Cross-embodiment learning seeks to build generalist robots that operate across diverse morphologies, but differences in action spaces and kinematics hinder data sharing and policy transfer. This raises a central question: Is there any invariance that allows actions to transfer across embodiments? We conjecture that environment dynamics are embodiment-invariant, and that world models capturing these dynamics can provide a unified interface across embodiments. To learn such a unified world model, the crucial step is to design state and action representations that abstract away embodiment-specific details while preserving control relevance. To this end, we represent different embodiments (e.g., human hands and robot hands) as sets of 3D particles and define actions as particle displacements, creating a shared representation for heterogeneous data and control problems. A graph-based world model is then trained on exploration data from diverse simulated robot hands and real human hands, and integrated with model-based planning for deployment on novel hardware. Experiments on rigid and deformable manipulation tasks reveal three findings: (i) scaling to more training embodiments improves generalization to unseen ones, (ii) co-training on both simulated and real data outperforms training on either alone, and (iii) the learned models enable effective control on robots with varied degrees of freedom. These results establish world models as a promising interface for cross-embodiment dexterous manipulation.
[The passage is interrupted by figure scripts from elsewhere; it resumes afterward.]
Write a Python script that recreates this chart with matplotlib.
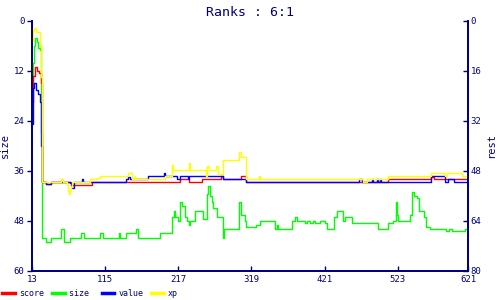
import matplotlib
matplotlib.use("Agg")
import matplotlib.pyplot as plt

# ---------------------------
# Data
# ---------------------------
size_x = [13, 14, 16, 17, 20, 21, 24, 25, 27, 33, 40, 54, 57, 66, 82, 85, 108, 112,
          134, 136, 144, 158, 161, 191, 208, 211, 212, 217, 219, 222, 226, 229, 232,
          234, 240, 252, 257, 259, 261, 264, 266, 271, 279, 281, 301, 302, 304, 310,
          312, 326, 331, 352, 354, 356, 376, 380, 382, 394, 396, 401, 405, 408, 415,
          422, 424, 434, 438, 447, 450, 459, 496, 510, 516, 520, 522, 524, 540, 543,
          545, 550, 553, 559, 563, 568, 591, 594, 598, 617, 621]
size_y = [15, 10, 6, 4, 5, 6.5, 7, 27, 52, 53, 52, 50, 53, 52, 51, 52, 51, 52,
          51, 52, 51, 50, 52, 51, 47, 45.5, 47, 48, 43.5, 44.5, 47, 48, 49,
          48, 45.5, 47.5, 41.5, 39.5, 42, 43.5, 45, 47, 52, 50, 46.5, 43.5, 46.5, 48,
          49.5, 49, 48, 50, 49, 50, 48, 47, 48, 48.5, 48, 48.5, 48, 48.5, 48,
          48.5, 50, 47, 45.5, 48, 47, 48.5, 50, 48.5, 48, 43.5, 46.5, 48, 46.5, 41,
          42, 42.5, 45.5, 47, 49.5, 50, 50.5, 50, 50.5, 50, 50]

score_x = [13, 14, 17, 20, 23, 25, 27, 33, 40, 68, 96, 220, 232, 250, 277, 280,
           305, 312, 510, 570, 573, 621]
score_y = [26, 17.5, 14.7, 16, 16.5, 20, 51.5, 52.3, 51.5, 52.5, 51.5, 50.7, 51.5,
           50.7, 49.6, 50.7, 49.6, 51.5, 50.7, 49.8, 50.7, 50.7]

value_x = [13, 14, 16, 18, 22, 24, 25, 27, 33, 40, 66, 69, 72, 83, 84, 144, 147,
           150, 175, 197, 199, 215, 220, 230, 232, 279, 312, 469, 473, 487, 489,
           494, 496, 498, 500, 570, 589, 593, 601, 621]
value_y = [33, 21.5, 20, 22, 23.5, 26, 40, 51.5, 52.3, 51.5, 52, 53.5, 51.5, 50.7,
           51.5, 50.7, 50, 50.7, 49.6, 48.5, 49.6, 50.7, 49.6, 50.7, 49.6, 50.7,
           51.5, 50.7, 51.5, 50.7, 51.5, 50.7, 51.5, 50.7, 51.5, 49.6, 51.5, 50.7,
           51.5, 51.5]

xp_x = [13, 14, 16, 18, 24, 25, 27, 53, 56, 62, 63, 65, 66, 67, 69, 94, 103, 108,
        147, 152, 156, 157, 198, 208, 210, 232, 234, 256, 257, 260, 270, 272, 280,
        302, 304, 312, 329, 331, 474, 480, 509, 570, 589, 592, 612, 621]
xp_y = [6.5, 3, 2.2, 3.5, 8, 18, 51.5, 50.7, 51.5, 52.5, 54.5, 55.5, 54, 53, 51.5,
        50.7, 50.2, 49.6, 48.7, 50.7, 49.6, 50.7, 49.6, 46.1, 47.7, 45.5, 47.7, 49.6,
        46.4, 47.7, 46.4, 49, 44.5, 41.8, 43.4, 50.7, 49.6, 50.7, 51.6, 50.7, 49.6,
        48.7, 49.6, 48.7, 49.6, 49.6]

x_ticks = [13, 115, 217, 319, 421, 523, 621]
left_ticks = [0, 12, 24, 36, 48, 60]
right_ticks = [0, 16, 32, 48, 64, 80]

navy = "#000080"
mono = "DejaVu Sans Mono"

# ---------------------------
# Figure
# ---------------------------
fig = plt.figure(figsize=(5, 3), dpi=100)
ax = fig.add_axes([0.064, 0.097, 0.872, 0.833])
ax2 = ax.twinx()

ax.plot(size_x, size_y, color="#00ff00", lw=1.0, drawstyle="steps-post", label="size ")
ax2.plot(score_x, score_y, color="#ff0000", lw=1.0, drawstyle="steps-post", label="score")
ax2.plot(value_x, value_y, color="#0000ff", lw=1.0, drawstyle="steps-post", label="value")
ax2.plot(xp_x, xp_y, color="#ffff00", lw=1.0, drawstyle="steps-post", label="xp")

ax.set_xlim(13, 621)
ax.set_ylim(60, 0)
ax2.set_ylim(80, 0)

ax.set_xticks(x_ticks)
ax.set_yticks(left_ticks)
ax2.set_yticks(right_ticks)

for a in (ax, ax2):
    for s in a.spines.values():
        s.set_color(navy)
        s.set_linewidth(1.3)
    a.spines["top"].set_visible(False)
    a.tick_params(colors=navy, labelsize=6.5, width=1, length=3.5)
    for lab in a.get_xticklabels() + a.get_yticklabels():
        lab.set_family(mono)

ax.tick_params(axis="x", direction="in", pad=3)
ax.tick_params(axis="y", direction="out", pad=2)
ax2.tick_params(axis="y", direction="in", pad=2)

ax.set_ylabel("size", color=navy, family=mono, fontsize=7.5, labelpad=3)
ax2.set_ylabel("rest", color=navy, family=mono, fontsize=7.5, rotation=90, labelpad=3)

fig.suptitle("Ranks : 6:1", color=navy, family=mono, fontsize=9.5, y=0.98)

# legend row at the bottom
h1, l1 = ax2.get_legend_handles_labels()
h0, l0 = ax.get_legend_handles_labels()
handles = [h1[0], h0[0], h1[1], h1[2]]
labels = [l1[0], l0[0], l1[1], l1[2]]
leg = fig.legend(handles, labels, loc="lower left", bbox_to_anchor=(0.0, 0.0),
                 borderaxespad=0.0, borderpad=0.3,
                 ncol=4, frameon=False, handlelength=1.5, handletextpad=0.5,
                 columnspacing=0.95, prop={"family": mono, "size": 6})
for line in leg.get_lines():
    line.set_linewidth(2.5)
for t in leg.get_texts():
    t.set_color(navy)

fig.savefig("out.png", dpi=100)
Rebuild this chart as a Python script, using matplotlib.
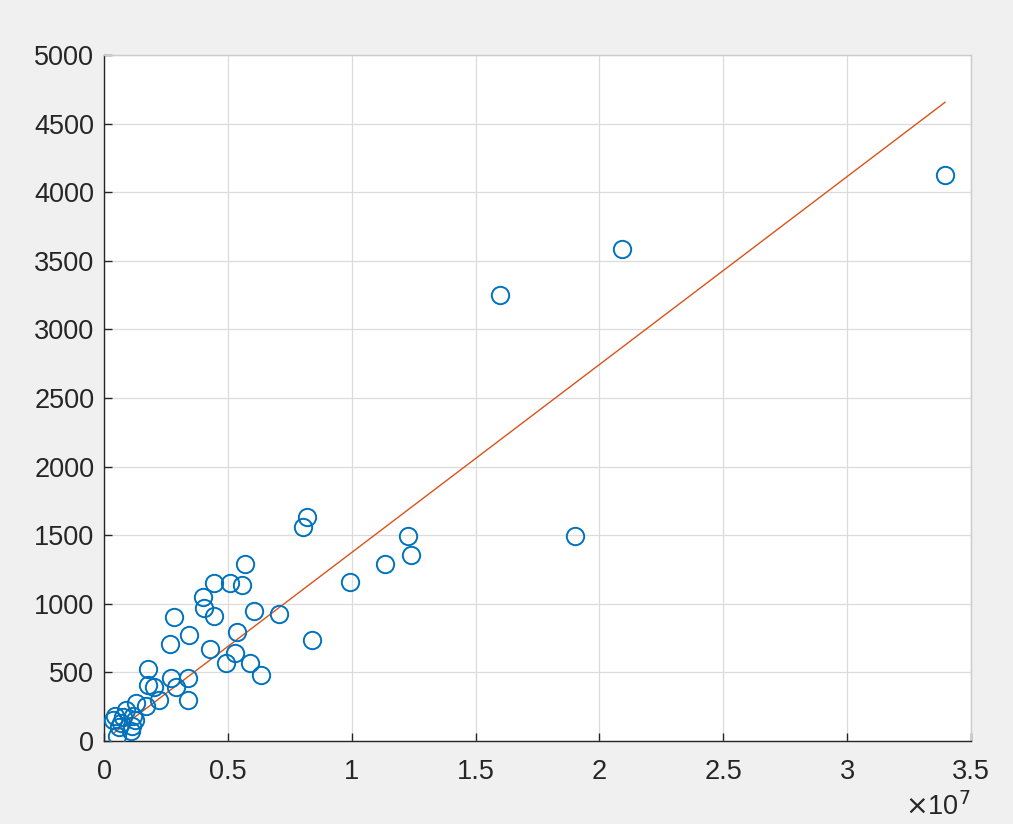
import numpy as np
import matplotlib
matplotlib.use("Agg")
import matplotlib.pyplot as plt
from matplotlib.ticker import FuncFormatter

# scatter data (x in raw units, shown as x10^7)
x_vals = np.array([
    3.395e7, 2.09e7, 1.60e7, 1.90e7, 1.229e7, 1.241e7, 1.136e7, 0.994e7,
    0.821e7, 0.804e7, 0.841e7, 0.707e7, 0.570e7, 0.558e7, 0.509e7, 0.445e7,
    0.400e7, 0.404e7, 0.445e7, 0.606e7, 0.283e7, 0.267e7, 0.344e7, 0.538e7,
    0.428e7, 0.530e7, 0.493e7, 0.590e7, 0.635e7, 0.178e7, 0.271e7, 0.178e7,
    0.202e7, 0.340e7, 0.291e7, 0.340e7, 0.222e7, 0.170e7,
    0.128e7, 0.089e7, 0.044e7, 0.078e7, 0.118e7, 0.125e7, 0.067e7, 0.112e7,
    0.061e7, 0.108e7, 0.054e7, 0.038e7,
])
y_vals = np.array([
    4124, 3584, 3248, 1496, 1496, 1358, 1292, 1161,
    1635, 1562, 737, 927, 1292, 1139, 1153, 1153,
    1051, 971, 912, 949, 905, 708, 774, 796,
    672, 642, 569, 569, 482, 526, 460, 409,
    394, 460, 394, 299, 299, 255,
    275, 226, 182, 173, 182, 153, 129, 109,
    100, 75, 36, 153,
])

# fitted line: y = slope * x + intercept
fit_slope = 1.37e-4
fit_intercept = 4.0

x_ticks = [0, 0.5e7, 1e7, 1.5e7, 2e7, 2.5e7, 3e7, 3.5e7]
y_ticks = [0, 500, 1000, 1500, 2000, 2500, 3000, 3500, 4000, 4500, 5000]

plt.rcParams['font.family'] = ['Liberation Sans', 'DejaVu Sans']

fig = plt.figure(figsize=(10.13, 8.24), dpi=100, facecolor='#f0f0f0')
ax = fig.add_axes([104 / 1013, 1 - 741 / 824, (971 - 104) / 1013, (741 - 55) / 824])
ax.set_facecolor('white')

ax.plot(x_vals, y_vals, 'o', mfc='none', mec='#0072BD', ms=12.5, mew=1.4,
        zorder=3)
xl = np.array([x_vals.min(), x_vals.max()])
ax.plot(xl, fit_slope * xl + fit_intercept, color='#D95319', lw=1.0, zorder=2)

ax.set_xlim(0, 3.5e7)
ax.set_ylim(0, 5000)
ax.set_xticks(x_ticks)
ax.set_yticks(y_ticks)
ax.xaxis.set_major_formatter(FuncFormatter(lambda v, p: f"{v / 1e7:g}"))

ax.grid(True, color='#dcdcdc', lw=0.9)
ax.set_axisbelow(True)
ax.tick_params(direction='in', length=6, width=1, colors='#262626',
               labelsize=19.5)
ax.tick_params(axis='y', pad=7)
ax.tick_params(axis='x', pad=13)
for s in ['left', 'bottom']:
    ax.spines[s].set_color('#262626')
    ax.spines[s].set_linewidth(1.0)
for s in ['top', 'right']:
    ax.spines[s].set_color('#cccccc')
    ax.spines[s].set_linewidth(1.0)

ax.text(1.0, -0.075, r'$\times$10$^{7}$', transform=ax.transAxes, ha='right',
        va='top', fontsize=19.5, color='#262626')

fig.savefig('out.png', dpi=100, facecolor=fig.get_facecolor())
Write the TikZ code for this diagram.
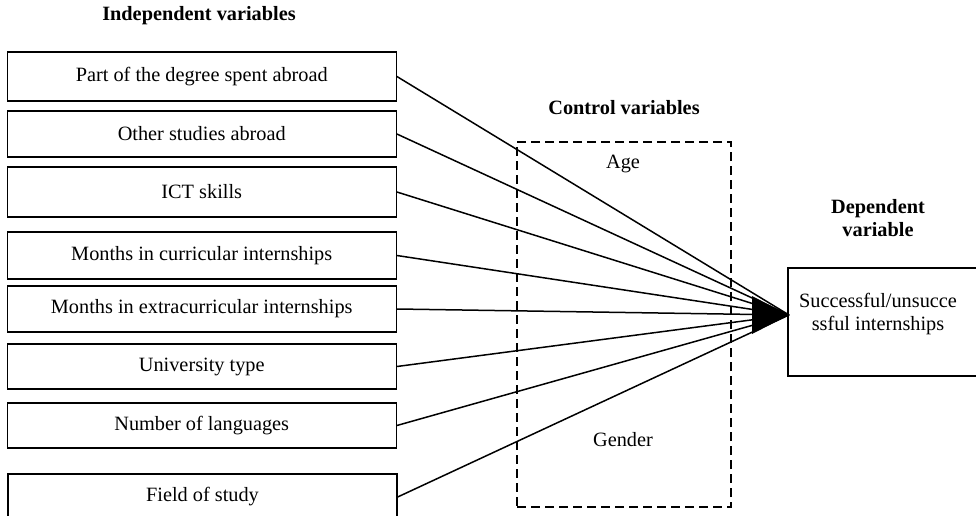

Scaling Cross-Embodiment World Models for Dexterous Manipulation

TL;DR

This paper tackles the challenge of cross-embodiment dexterous manipulation by positing that environment dynamics are embodiment-invariant and can be captured with a unified world model. It adopts a particle-based state and action representation, where hands and objects are sets of 3D particles and actions are particle displacements, and trains a graph-based dynamics model to predict future states. The model is learned from diverse simulated robot hands and real human hands and is deployed via model-based planning that maps joint actions to the particle space through forward kinematics. Key findings show that increasing the number of training embodiments improves generalization to unseen morphologies, co-training simulated and real data yields benefits beyond either alone, and the learned models can control hands with varied degrees of freedom, including deformable-object manipulation; collectively, the work presents world models as a promising interface for cross-embodiment dexterous manipulation.

Abstract

Cross-embodiment learning seeks to build generalist robots that operate across diverse morphologies, but differences in action spaces and kinematics hinder data sharing and policy transfer. This raises a central question: Is there any invariance that allows actions to transfer across embodiments? We conjecture that environment dynamics are embodiment-invariant, and that world models capturing these dynamics can provide a unified interface across embodiments. To learn such a unified world model, the crucial step is to design state and action representations that abstract away embodiment-specific details while preserving control relevance. To this end, we represent different embodiments (e.g., human hands and robot hands) as sets of 3D particles and define actions as particle displacements, creating a shared representation for heterogeneous data and control problems. A graph-based world model is then trained on exploration data from diverse simulated robot hands and real human hands, and integrated with model-based planning for deployment on novel hardware. Experiments on rigid and deformable manipulation tasks reveal three findings: (i) scaling to more training embodiments improves generalization to unseen ones, (ii) co-training on both simulated and real data outperforms training on either alone, and (iii) the learned models enable effective control on robots with varied degrees of freedom. These results establish world models as a promising interface for cross-embodiment dexterous manipulation.

Paper Structure

This paper contains 16 sections, 10 equations, 5 figures, 1 table.

Figures (5)

  • Figure 1: Overall framework. Our key idea is to represent both embodiments and objects as 3D particles, and actions as end-effector particle displacement fields. These state–action abstractions unify data and control across embodiments. (a) We train world models on random interaction data from diverse robot hands in simulation and from human demonstrations in the real world. (b) At deployment, joint action samples are mapped into displacement fields via forward kinematics, rolled out by the world model for prediction, and the optimal trajectory is executed on the target hardware. We show a single-step planning horizon here for simplicity.
  • Figure 2: Scaling trends in cross-embodiment world model learning. For each target hand, models are trained on subsets of the remaining hands of varying sizes. All subset combinations at a given size are enumerated (e.g., $\binom{5}{2}$ for size 2), and the mean performance with 95% confidence intervals is reported. Dashed lines indicate models directly trained on the target embodiment.
  • Figure 3: Cross-embodiment setups in simulation and the real world. We have multiple robotic hands in simulation for collecting random interaction data, and two real hardware mounted on a UFACTORY XArm 7 for system deployment.
  • Figure 4: Qualitative results of cross-embodiment deployment. (a) Ability Hand (6-DoF) and (b) XHand (12-DoF) utilize the same particle‑space dynamics model learned from human demonstration. For each trial, the hand successfully reshapes the deformable clay toward the target shape using a combination of FingersPinch, PalmPress, and ThumbPinch skills.
  • Figure 5: Evaluating training recipes for bridging simulation and real. We compare co-training with different mixtures of simulation and real-world data. Legend values indicate the amount of simulation data relative to a fixed quantity of real human data. The y-axis shows prediction error on held-out human interactions, with error bars denoting 95% confidence intervals.